Au village de Haegen, le brouillard semblait tenace. On oublie parfois que, plus en hauteur, le soleil règne sans partage. Lorsque mon village est dans le brouillard, je sais que celui de La Hoube est au soleil. Ce village est le plus haut situé de Moselle. Il est à 3 heures de marche du mien.
Je viens de cette région où l’Alsace donne la main à la Lorraine. Il y a entre nous cette magnifique forêt qui s’étend, divine, sur les contreforts des Vosges. J’aime savoir depuis que je suis petite que la Lorraine est proche. Elle est comme une sœur de cœur pour moi. Le parler mosellan des habitants de la Hoube, de Dabo, de Hellert est exactement celui de ma langue maternelle.
Cette Moselle aimée est sœur de cœur de l’Alsace.Elle a vécu comme elle les douleurs de l’histoire, de l’incorporation de force, des enfants tombés sur les champs de bataille, des douleurs ravalés, des énergies repuisées pour aller de l’avant malgré l’adversité.
J’ai enfilé le rucksack et, avec ma soeur, nous avons avancé dans le brouillard : la maison forestière du Schaeferplatz nous est apparue, puis le Billebaum (le hêtre remarquable de 350 ans décapité par une tempête en 1982 et qui affiche une circonférence de près de 5 mètres). Nous avons ensuite cheminé sur le sentier vers le Haberacker. Dans la montée vers le Geisfels, la lumière commençait à se mêler au brouillard en une danse irréelle. Et soudain, arrivées au rocher du Geisfels, à 600 m d’altitude, le soleil était là : à nos pieds s’étendait la mer de nuages, belle comme une immensité de mousse de lait et, devant nous, le Dabo, dressé sur son éperon séculaire.

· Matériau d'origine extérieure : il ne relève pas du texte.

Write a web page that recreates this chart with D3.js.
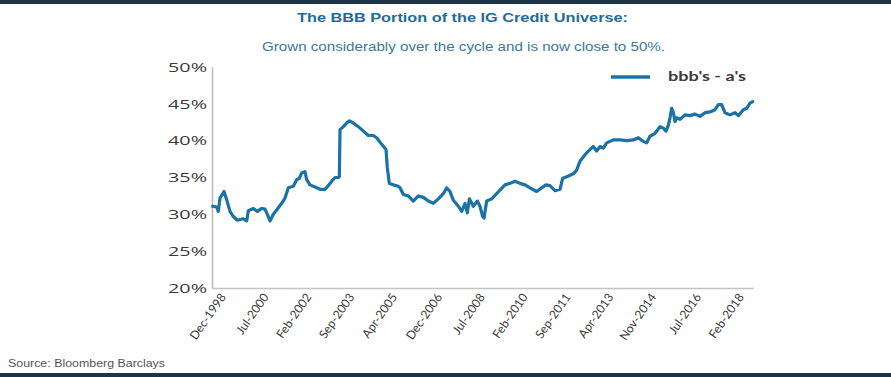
<!DOCTYPE html>
<html>
<head>
<meta charset="utf-8">
<script src="https://cdn.jsdelivr.net/npm/d3@7"></script>
<style>
  html, body { margin: 0; padding: 0; background: #fff; }
  svg { display: block; }
</style>
</head>
<body>
<svg id="chart" width="891" height="377"></svg>
<script>
// ---- Data (decimal years, BBB share in %) ----
const years = [
  1998.572, 1998.720, 1998.781, 1998.843, 1998.991, 1999.114, 1999.213, 1999.336, 1999.484, 1999.706,
  1999.830, 1999.891, 2000.076, 2000.224, 2000.385, 2000.508, 2000.594, 2000.693, 2000.816, 2000.940,
  2001.125, 2001.248, 2001.371, 2001.556, 2001.680, 2001.778, 2001.864, 2001.987, 2002.050, 2002.173,
  2002.358, 2002.542, 2002.728, 2002.851, 2002.974, 2003.097, 2003.221, 2003.258, 2003.283, 2003.406,
  2003.529, 2003.628, 2003.775, 2003.961, 2004.146, 2004.330, 2004.516, 2004.639, 2004.825, 2004.984,
  2005.034, 2005.107, 2005.256, 2005.440, 2005.503, 2005.626, 2005.811, 2005.995, 2006.181, 2006.366,
  2006.550, 2006.736, 2006.921, 2007.105, 2007.229, 2007.352, 2007.476, 2007.660, 2007.784, 2007.907,
  2007.993, 2008.068, 2008.215, 2008.363, 2008.462, 2008.561, 2008.611, 2008.709, 2008.894, 2009.079,
  2009.202, 2009.387, 2009.572, 2009.757, 2009.943, 2010.127, 2010.312, 2010.559, 2010.744, 2010.904,
  2011.052, 2011.237, 2011.422, 2011.521, 2011.669, 2011.915, 2012.038, 2012.161, 2012.347, 2012.532,
  2012.655, 2012.779, 2012.902, 2013.025, 2013.148, 2013.271, 2013.395, 2013.641, 2013.889, 2014.135,
  2014.320, 2014.505, 2014.628, 2014.751, 2014.937, 2015.122, 2015.245, 2015.344, 2015.431, 2015.492,
  2015.554, 2015.615, 2015.677, 2015.739, 2015.862, 2016.047, 2016.232, 2016.417, 2016.602, 2016.787,
  2016.971, 2017.157, 2017.280, 2017.403, 2017.526, 2017.712, 2017.897, 2018.020, 2018.205, 2018.328,
  2018.452, 2018.551
];
const bbbShare = [
  31.1, 31.0, 30.4, 32.2, 33.1, 31.7, 30.4, 29.7, 29.2, 29.4,
  29.1, 30.5, 30.8, 30.4, 30.8, 30.7, 30.0, 29.1, 30.0, 30.6,
  31.5, 32.2, 33.6, 33.8, 34.7, 34.9, 35.6, 35.8, 34.7, 34.0,
  33.7, 33.4, 33.4, 33.9, 34.5, 35.0, 35.0, 35.1, 41.5, 41.9,
  42.4, 42.7, 42.4, 41.9, 41.3, 40.7, 40.7, 40.4, 39.5, 38.8,
  36.3, 34.2, 34.0, 33.8, 33.6, 32.7, 32.5, 31.8, 32.5, 32.3,
  31.8, 31.5, 32.1, 32.8, 33.6, 33.1, 31.9, 31.1, 30.4, 31.5,
  30.2, 32.1, 31.1, 31.8, 31.1, 29.7, 29.5, 31.8, 32.1, 32.8,
  33.3, 34.0, 34.2, 34.5, 34.2, 34.0, 33.6, 33.1, 33.6, 34.0,
  33.9, 33.2, 33.4, 34.9, 35.1, 35.5, 36.0, 37.2, 38.1, 38.8,
  39.2, 38.6, 39.2, 39.0, 39.7, 39.9, 40.1, 40.1, 40.0, 40.1,
  40.4, 39.9, 39.7, 40.6, 41.0, 41.9, 41.7, 41.3, 42.1, 43.1,
  44.4, 43.8, 42.6, 43.1, 42.9, 43.5, 43.4, 43.6, 43.3, 43.8,
  43.9, 44.2, 44.9, 44.9, 43.8, 43.5, 43.8, 43.4, 44.2, 44.4,
  45.1, 45.3
];
const xTickValues = [1998.917, 2000.5, 2002.083, 2003.667, 2005.25, 2006.917, 2008.5,
  2010.083, 2011.667, 2013.25, 2014.833, 2016.5, 2018.083];
const xTickLabels = ["Dec-1998", "Jul-2000", "Feb-2002", "Sep-2003", "Apr-2005", "Dec-2006",
  "Jul-2008", "Feb-2010", "Sep-2011", "Apr-2013", "Nov-2014", "Jul-2016", "Feb-2018"];
const yTickValues = [20, 25, 30, 35, 40, 45, 50];
const seriesName = "bbb's - a's";
const titleText = "The BBB Portion of the IG Credit Universe:";
const subtitleText = "Grown considerably over the cycle and is now close to 50%.";
const sourceText = "Source: Bloomberg Barclays";

// ---- Layout ----
const svg = d3.select("#chart");
const W = 891, H = 377;
const plot = { left: 212, right: 753, top: 67, bottom: 288 };
const lineColor = "#1a72a5";

const x = d3.scaleLinear().domain([1998.547, 2018.562]).range([plot.left, plot.right]);
const y = d3.scaleLinear().domain([20, 50]).range([plot.bottom, plot.top]);

// top & bottom dark bars
svg.append("rect").attr("x", 0).attr("y", 0).attr("width", W).attr("height", 4).attr("fill", "#1d3446");
svg.append("rect").attr("x", 0).attr("y", 373).attr("width", W).attr("height", 4).attr("fill", "#1d3446");

// titles
svg.append("text").attr("x", 297).attr("y", 22)
  .attr("textLength", 331).attr("lengthAdjust", "spacingAndGlyphs")
  .style("font-family", "'Liberation Sans', Arial, sans-serif").style("font-weight", "bold")
  .style("font-size", "13px").attr("fill", "#1f6b98").text(titleText);
svg.append("text").attr("x", 262).attr("y", 51)
  .attr("textLength", 403).attr("lengthAdjust", "spacingAndGlyphs")
  .style("font-family", "'Liberation Sans', Arial, sans-serif")
  .style("font-size", "12.5px").attr("fill", "#3a78a0").text(subtitleText);

// y axis
const yAxis = d3.axisLeft(y).tickValues(yTickValues).tickSize(0).tickPadding(5)
  .tickFormat(d => d + "%");
const gy = svg.append("g").attr("transform", `translate(${plot.left},0)`).call(yAxis);
gy.select(".domain").attr("stroke", "#b8b8b8").attr("stroke-width", 1.5);
gy.selectAll("text").style("font-family", "'Open Sans', sans-serif")
  .style("font-size", "13.5px").attr("fill", "#3a3a3a")
  .attr("textLength", 39).attr("lengthAdjust", "spacingAndGlyphs");

// x axis
const xAxis = d3.axisBottom(x).tickValues(xTickValues).tickSize(0)
  .tickFormat((d, i) => xTickLabels[i]);
const gx = svg.append("g").attr("transform", `translate(0,${plot.bottom})`).call(xAxis);
gx.select(".domain").attr("stroke", "#c4c4c4").attr("stroke-width", 1.5);
gx.selectAll("text")
  .style("font-family", "Lato, 'Open Sans', sans-serif").style("font-size", "12px")
  .attr("fill", "#3a3a3a")
  .attr("text-anchor", "end")
  .attr("dy", "0")
  .attr("y", 0)
  .attr("transform", "translate(4,9) rotate(-55)");

// line
const line = d3.line().x((d, i) => x(years[i])).y(d => y(d)).curve(d3.curveLinear);
svg.append("path").datum(bbbShare).attr("d", line)
  .attr("fill", "none").attr("stroke", lineColor).attr("stroke-width", 3.2)
  .attr("stroke-linejoin", "round").attr("stroke-linecap", "round");

// legend
svg.append("line").attr("x1", 611).attr("x2", 650).attr("y1", 77).attr("y2", 77)
  .attr("stroke", lineColor).attr("stroke-width", 3.5);
svg.append("text").attr("x", 668).attr("y", 81)
  .attr("textLength", 78).attr("lengthAdjust", "spacingAndGlyphs")
  .style("font-family", "Lato, 'Open Sans', sans-serif").style("font-size", "13px")
  .style("font-weight", "bold")
  .attr("fill", "#3a3a3a").text(seriesName);

// source
svg.append("text").attr("x", 8).attr("y", 367)
  .attr("textLength", 157).attr("lengthAdjust", "spacingAndGlyphs")
  .style("font-family", "'Liberation Sans', Arial, sans-serif").style("font-size", "11.5px")
  .attr("fill", "#555").text(sourceText);
</script>
</body>
</html>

Lorsque je suis dans cette forêt, je vais vers mes racines, vers les miens qui ici furent schlitteurs et bûcherons. Mon grand-père devint maître-bûcheron, Holzhauermeister. Mon père choisit la voie de la sculpture sur bois. Il apportait ses réalisations au menuisier Marius Bentz, qui tenait en même temps une auberge à la Hoube. Il ne reste plus trace de ces êtres et pourtant, lorsque je vais sur ces sentiers, j’entends battre leur cœur, je sens leur haleine.
Et lorsque je m’adosse contre les rochers de grès rose pour laisser mon regard s’envoler par delà la mer de nuages, j’imagine ceux qui m’ont précédée ici, il y a des siècles, et qui, sans le savoir, contribuèrent à me donner vie. Je les imagine en ces lieux, la nuque luisante de sueur, posant leur joue contre le grès, s’asseyant là, sous les frondaisons, pour regarder vers la vallée, pour reprendre le souffle, pour reprendre des forces, en se disant que l’instant est précieux, exactement comme je me le dis en cette fraction de seconde.